The latest polls show around 41% wanting Labour, down on the start of the campaign. 38% want Conservative or Reform. So one fifth of the electorate wants something different, two fifths want Labour and the two fifths of a Conservative nature are having a row about policy and who should lead the right.
With numbers like that it will be an unhappy country if it sees an outsized Labour majority, a squeezed Conservative opposition and a handful of Reform MPs which is what pollsters are saying. The truth is the outcome rests on those millions of former Conservative voters who are currently undecided and excluded from regular poll results. If they stay at home or vote Reform then we get the outsized Labour majority. If in the end more of them vote Conservative we get a bigger Conservative party.

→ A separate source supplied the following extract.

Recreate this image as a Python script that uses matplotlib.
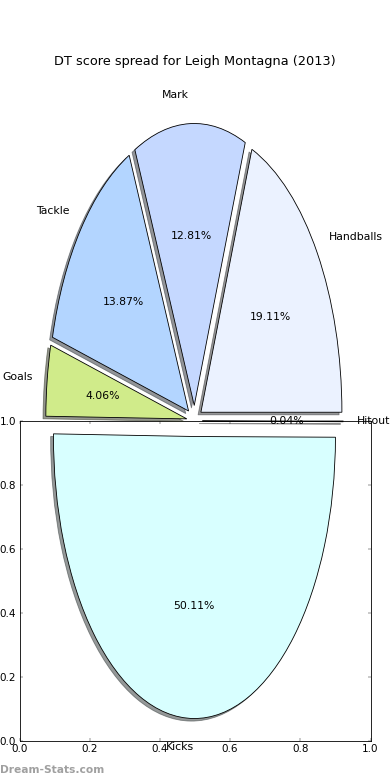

The most important takeaways are how 60% of the public do not want a Labour government and how half of past Conservative voters feel let down by the current government. If an election was just a verdict on a government then it is clear the Conservatives would fare badly. As it is primarily a choice of a new government it is more difficult for voters. You often have to vote for a government that is far from perfect to avoid one that will be far worse.
Some former Conservatives say they want their former party to do badly to force change. It is difficult to see how Nigel Farage could take over the leadership of the Conservative party as he hints if he did win a seat whilst many Conservatives lost. The ones who survived would not be feeling friendly to him and as a non member of the party he would be ineligible to lead it.
I find this election difficult to call. If the polls are right the U.K. will suffer from a Labour government a majority do not want and an Opposition too small to make much impact. Maybe voters will surprise. Do you want this out turn or can you see a way to stop it? What do you think all those undecideds will do?